In conclusion, the agreement between computed and experimentally determined primary ¹³C KIE values strongly suggests that the 4,6-O-benzylidene directed β-mannosylation, and β- and α-glucosylation reactions proceed through loosely associative transition states in which the incoming nucleophile displaces the leaving group from a loosely bound covalent glycosyl triflate of the opposite configuration. In the case of α-glucoside formation the corollary of this observation is the invocation of a covalent β-glucosyltriflate, or of a β-contact ion pair, and the operation of Curtin-Hammett-type kinetics. The contrast between the computed KIE for the formation of the α-mannoside by a concerted pathway and the experimentally observed value strongly suggests a highly dissociative mechanism for this one example, which approaches the intermediacy of a discrete glycosyl oxocarbenium ion.
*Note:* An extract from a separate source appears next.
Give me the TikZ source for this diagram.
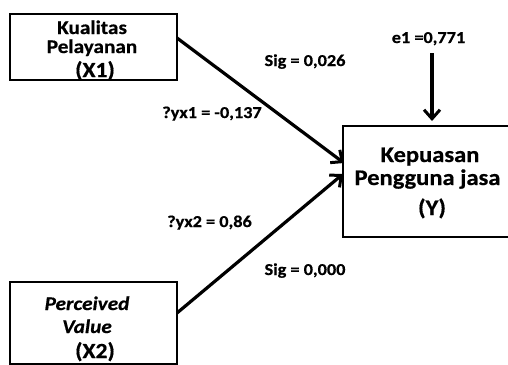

The demonstration of associative transition states for three of the four reactions studied suggests that the concentrations of both glycosyl acceptor and donor may well impact the stereoselectivity of other glycosylation reactions in solution and points the way to the more rational optimization of reaction conditions. By the same token, the stereoselectivities of concentration dependent glycosylations cannot be expected to translate directly to reactions conducted on polymeric or other supports.

Methods

The ¹³C NMR spectra for the KIE measurements were recorded at 200 MHz using a 90° pulse, an inter scan delay of 30 s, and 512 scans so as to meet the criterion of a minimum 200/1 signal to noise ratio necessary for the precise integrations required. Calculations were carried out using the Gaussian-09 suite of programs with the results visualized using GaussView 4.0 or 5.0.⁴¹ All preparative, spectroscopic, and computational methods are reported in the supplementary information along with full characterization data for all new compounds.